With the discovery of the Higgs boson, the Standard Model of particle physics is now complete, but there are still many important outstanding questions involving the fundamental structure of matter and energy and their interactions. These include understanding what sorts of mathematical structures are needed to combine gravity and quantum mechanics, as well as to understand the origin of dark matter and dark energy. String theory provides one possible framework in which to address these questions. Part of this project is devoted to the study of new mathematical structures which have been discovered in string theory and which are closely connected to the area of mathematics that studies the properties of whole numbers. These new mathematical structures are also relevant to the study of topics such as the structure of new types of materials called topological insulators and perhaps even to the study of physical systems which may be used to construct quantum computers. This project will also have broader impacts beyond the generation of new knowledge.
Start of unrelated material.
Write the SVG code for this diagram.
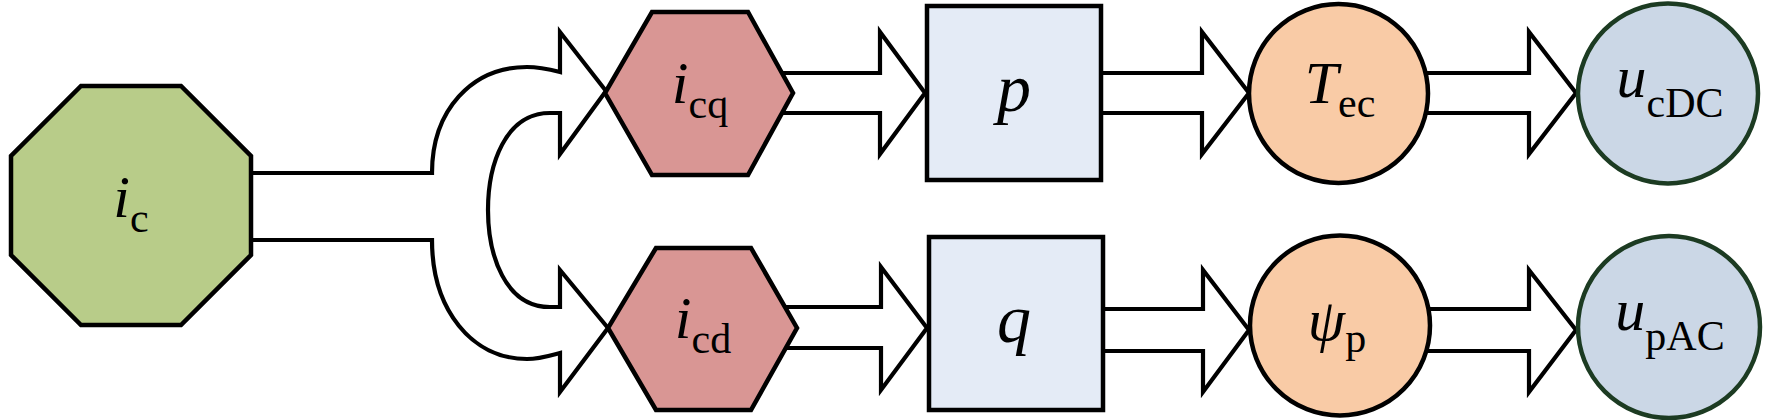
<svg xmlns="http://www.w3.org/2000/svg" width="1772" height="420" viewBox="0 0 1772 420">
<style>
.conn{fill:#ffffff;stroke:#000000;stroke-width:4.2;stroke-linejoin:miter}
.node{stroke:#000000;stroke-width:4.5;stroke-linejoin:miter}
.oct{fill:#b8cc89}
.hex{fill:#d99694}
.box{fill:#e4ebf6}
.org{fill:#f9cba6}
.blu{fill:#cbd7e6;stroke:#1c3b22}
.lbl{font-family:"Liberation Serif","Times New Roman",serif;font-size:60px;fill:#000000;text-anchor:middle}
.big{font-size:68px}
.m{font-style:italic}
.s{font-size:42px;font-style:normal}
</style>
<rect x="0" y="0" width="1772" height="420" fill="#ffffff"/>
<g id="connectors">
<path class="conn" d="M251,173 L432,173 C432,110 472,67 527,67 C540,67 552,70 560,72 L560,32 L606,91 L560,154 L560,113 L550,113 C505,113 488,165 488,210 C488,255 505,307 550,307 L560,307 L560,270 L608,328 L560,392 L560,353 C552,355 540,359 527,359 C472,359 432,310 432,240 L251,240"/>
<path class="conn" d="M782,73 L880,73 L880,32 L925,93 L880,154 L880,113 L782,113"/>
<path class="conn" d="M1101,73 L1202,73 L1202,32 L1249,93 L1202,154 L1202,113 L1101,113"/>
<path class="conn" d="M1425,73 L1529,73 L1529,32 L1576,93 L1529,154 L1529,113 L1425,113"/>
<path class="conn" d="M785,307 L881,307 L881,267 L927,328 L881,390 L881,348 L785,348"/>
<path class="conn" d="M1103,309 L1203,309 L1203,270 L1249,330 L1203,392 L1203,351 L1103,351"/>
<path class="conn" d="M1427,309 L1529,309 L1529,270 L1576,330 L1529,392 L1529,351 L1427,351"/>
</g>
<g id="node-ic">
<polygon class="node oct" points="81,86 181,86 251,156 251,255 181,325 81,325 11,255 11,156"/>
<text class="lbl" x="131" y="217"><tspan class="m">i</tspan><tspan class="s" dy="15">c</tspan></text>
</g>
<g id="node-icq">
<polygon class="node hex" points="652,12 748,12 793,93 748,175 652,175 605,93"/>
<text class="lbl" x="700" y="103"><tspan class="m">i</tspan><tspan class="s" dy="15">cq</tspan></text>
</g>
<g id="node-icd">
<polygon class="node hex" points="656,248 751,248 797,328 751,410 656,410 608,328"/>
<text class="lbl" x="703" y="338"><tspan class="m">i</tspan><tspan class="s" dy="15">cd</tspan></text>
</g>
<g id="node-p">
<rect class="node box" x="927" y="6" width="174" height="174"/>
<text class="lbl big" x="1014" y="111"><tspan class="m">p</tspan></text>
</g>
<g id="node-q">
<rect class="node box" x="929" y="237" width="174" height="173"/>
<text class="lbl big" x="1014" y="342"><tspan class="m">q</tspan></text>
</g>
<g id="node-tec">
<circle class="node org" cx="1338.5" cy="93.5" r="89.5"/>
<text class="lbl" x="1340" y="103"><tspan class="m">T</tspan><tspan class="s" dy="14">ec</tspan></text>
</g>
<g id="node-psip">
<circle class="node org" cx="1340" cy="325.5" r="90"/>
<text class="lbl" x="1337" y="340"><tspan class="m">ψ</tspan><tspan class="s" dy="12">p</tspan></text>
</g>
<g id="node-ucdc">
<circle class="node blu" cx="1668" cy="93.5" r="90"/>
<text class="lbl" x="1670" y="97"><tspan class="m">u</tspan><tspan class="s" dy="20">cDC</tspan></text>
</g>
<g id="node-upac">
<circle class="node blu" cx="1669" cy="327" r="91"/>
<text class="lbl" x="1670" y="330"><tspan class="m">u</tspan><tspan class="s" dy="20">pAC</tspan></text>
</g>
</svg>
It will involve postdocs, graduate students, and at times undergraduate students, and will provide critical training for the next generation of physicists as they start research. This pool of technical knowledge provides the foundation for much of the technology developed by the United States, and enhancing this pool of knowledge is therefore in the national interest. The PI will also lecture at international schools and workshops and in public-outreach events in the Chicago area.
More technically, the PI will extend his past work on the role of Hecke operators in two-dimensional conformal field theory and investigate possible applications both to mathematical physics and to various systems in condensed-matter physics where conformal field theory plays a central role. He also plans to work on new developments concerning connections between modular forms and the representation theory of finite groups, and to explore the physics of non-compact conformal field theories and their connections to mock modular forms and to black-hole entropy in string theory.
This award reflects NSF's statutory mission and has been deemed worthy of support through evaluation using the Foundation's intellectual merit and broader impacts review criteria.